Desperately needing to create ties with his distant and often absent father, Andrés Lubbert’s film is a journey into Jorge’s purposefully forgotten youth and tainted family relationships. Jorge is pushed by his son, in a most humble way, to “remember what [he] had forgotten”. As they try to crack open the window into Jorge’s locked down emotions, they enter symbolic buildings from the Pinochet era. These secret service buildings, torture houses, military training centres are all desolate, empty and frozen in the past, yet still standing. Along his recollection trail, the obsolete buildings operate as Jorge’s memory shots.

"Photos and cameras are the ever-present objects which help Andrés and Jorge solve the puzzle"
“Photos and cameras are the ever-present objects which help Andrés and Jorge solve the puzzle”

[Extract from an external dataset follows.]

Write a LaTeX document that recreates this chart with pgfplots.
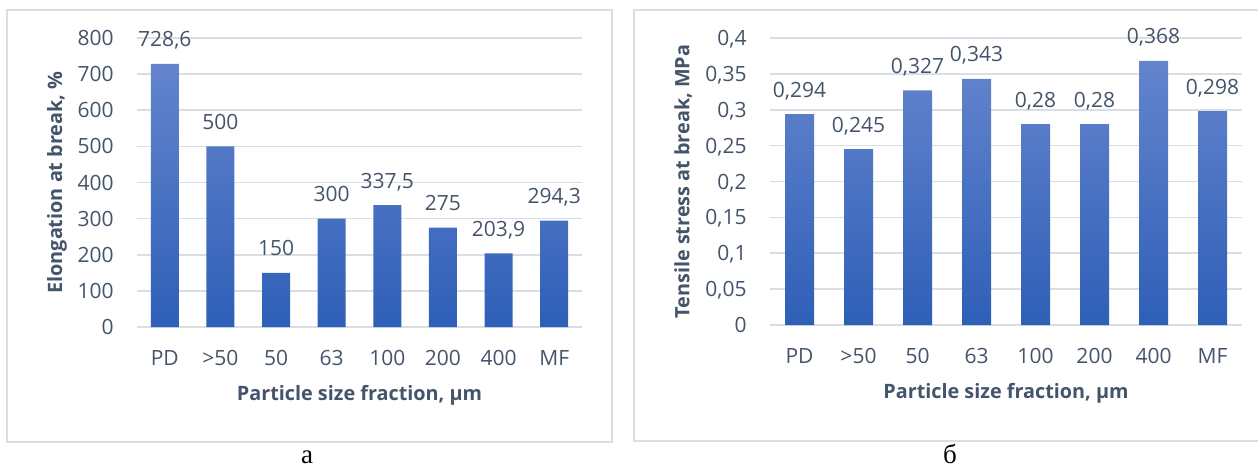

A voice-over of Andrés’ thoughts and doubts punctuate the film’s images as his father’s past is slowly unveiled. Forced to work for the secret services, Jorge reluctantly rediscovers the buildings and areas of this troubling period. “I’m not going into detail”, “Some details, I keep to myself” – to preserve humanity, he says. In parallel, half-way through the documentary, a young actor reads Jorge’s testimony from a retrieved file. This anonymous voice acts out a young Jorge and reveals his involvement during the country’s darkest decades.

In the film, which takes us from Chile to Germany, photos and cameras are the ever-present objects which help Andrés and Jorge solve the puzzle. Obliterated and buried photos bring about questions, dialogues, memories, pain, while the various cameras create not so much a protective wall from the truth but a safety net, enabling the evolution of the conversation between the two men. Photos and cameras are a leitmotiv surrounding Andrés and Jorge’s trip together.

Father and son, in their separate ways, try to make sense of these flashes from the past. Both views intertwine and instil this documentary with empathy and complexity.